American organization founded in 2001

Democracy Rising was an American organization founded in 2001 to oppose corporate corruption. It later became an organization opposed to the military actions of the United States against Iraq and, after the Iraq War, to promote an exit strategy to end the occupation of Iraq.

It began with three volunteers, Jason Kafoury (National Coordinator), Matthew Zawisky (National Organizer), and Richard Martin (National Operations Manager and Web Administrator).

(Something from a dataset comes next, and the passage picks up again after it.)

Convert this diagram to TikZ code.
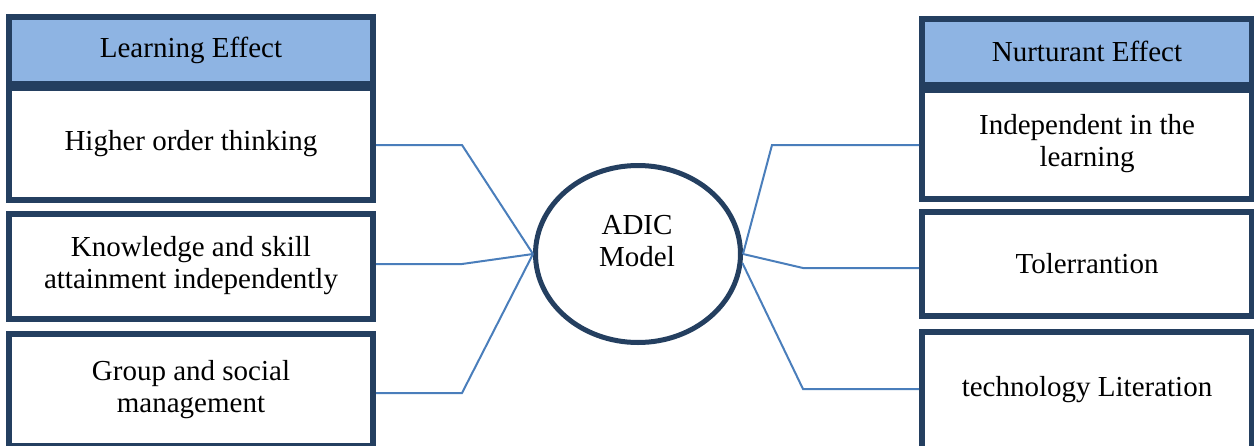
\documentclass[tikz,border=0pt]{standalone}
\usepackage{fontspec}
\setmainfont{Liberation Serif}
\usetikzlibrary{shapes.geometric}
\definecolor{boxdark}{HTML}{243F60}
\definecolor{headfill}{HTML}{8EB4E3}
\definecolor{linkblue}{HTML}{4A7EBB}
\begin{document}
\begin{tikzpicture}[x=0.5pt,y=-0.5pt,
  txt/.style={font=\fontsize{14.5}{16}\selectfont, align=center},
  box/.style={txt, draw=boxdark, line width=3pt, fill=white, inner sep=0pt},
  lbox/.style={box, minimum width=182pt},
  rbox/.style={box, minimum width=165pt},
  head/.style={fill=headfill},
  link/.style={draw=linkblue, line width=1pt},
  model/.style={ellipse, draw=boxdark, line width=2.5pt, fill=white, inner sep=0pt, minimum width=102.5pt, minimum height=88.5pt}]
\useasboundingbox (0,0) rectangle (1254,445);
\begin{scope}
\clip (0,0) rectangle (1254,445);
% left column
\node[lbox, head, minimum height=33.5pt] (lh) at (191,50.5) {Learning Effect};
\node[lbox, minimum height=56pt] (lb1) at (191,144) {Higher order thinking};
\node[lbox, minimum height=52.5pt] (lb2) at (191,266) {Knowledge and skill\\attainment independently};
\node[lbox, minimum height=56pt] (lb3) at (191,390) {Group and social\\management};
% right column
\node[rbox, head, minimum height=33.25pt] (rh) at (1087,51.75) {Nurturant Effect};
\node[rbox, minimum height=54.5pt] (rb1) at (1087,144) {Independent in the\\learning};
\node[rbox, minimum height=51.75pt] (rb2) at (1087,263.75) {Tolerrantion};
\node[rbox, minimum height=58.5pt] (rb3) at (1087,390) {technology Literation};
% centre
\node[model] (adic) at (638,254) {};
\node[txt] (adictxt) at (637,241) {ADIC\\Model};
% bends
\coordinate (l1k) at (462,145);
\coordinate (l2k) at (462,264);
\coordinate (l3k) at (462,393);
\coordinate (r1k) at (772,145);
\coordinate (r2k) at (803,268);
\coordinate (r3k) at (803,389);
\draw[link] (lb1.east |- l1k) -- (l1k) -- (adic.west);
\draw[link] (lb2.east |- l2k) -- (l2k) -- (adic.west);
\draw[link] (lb3.east |- l3k) -- (l3k) -- (adic.west);
\draw[link] (adic.east) -- (r1k) -- (rb1.west |- r1k);
\draw[link] (adic.east) -- (r2k) -- (rb2.west |- r2k);
\draw[link] (adic.-5) -- (r3k) -- (rb3.west |- r3k);
\end{scope}
\end{tikzpicture}
\end{document}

It collaboratively organized stadium and smaller sized manifestations called "Super Rallies" across the Eastern United States (Tampa, Florida, Wall Street, New York, Buffalo, New York, Trenton, New Jersey, and others) under the umbrella of a 501 (c)(4) non-profit organization (US Federal EIN # 54-2043043) that had been founded by Ralph Nader. It focused on corporate corruption during the run up and aftershock of the Enron debacle, and eventually merged into an anti-war group led by Kevin Zeese following the 2004 elections. At that time, it changed its website domain from a "democracyrising.org" to "democracyrising.us".

It was then that it became a member of United for Peace and Justice. Its web site hosted Ralph Nader's interactive blog and one by Kevin Zeese, director of the organization and a 2006 U.S. Senate candidate in Maryland. The organization folded in late 2007.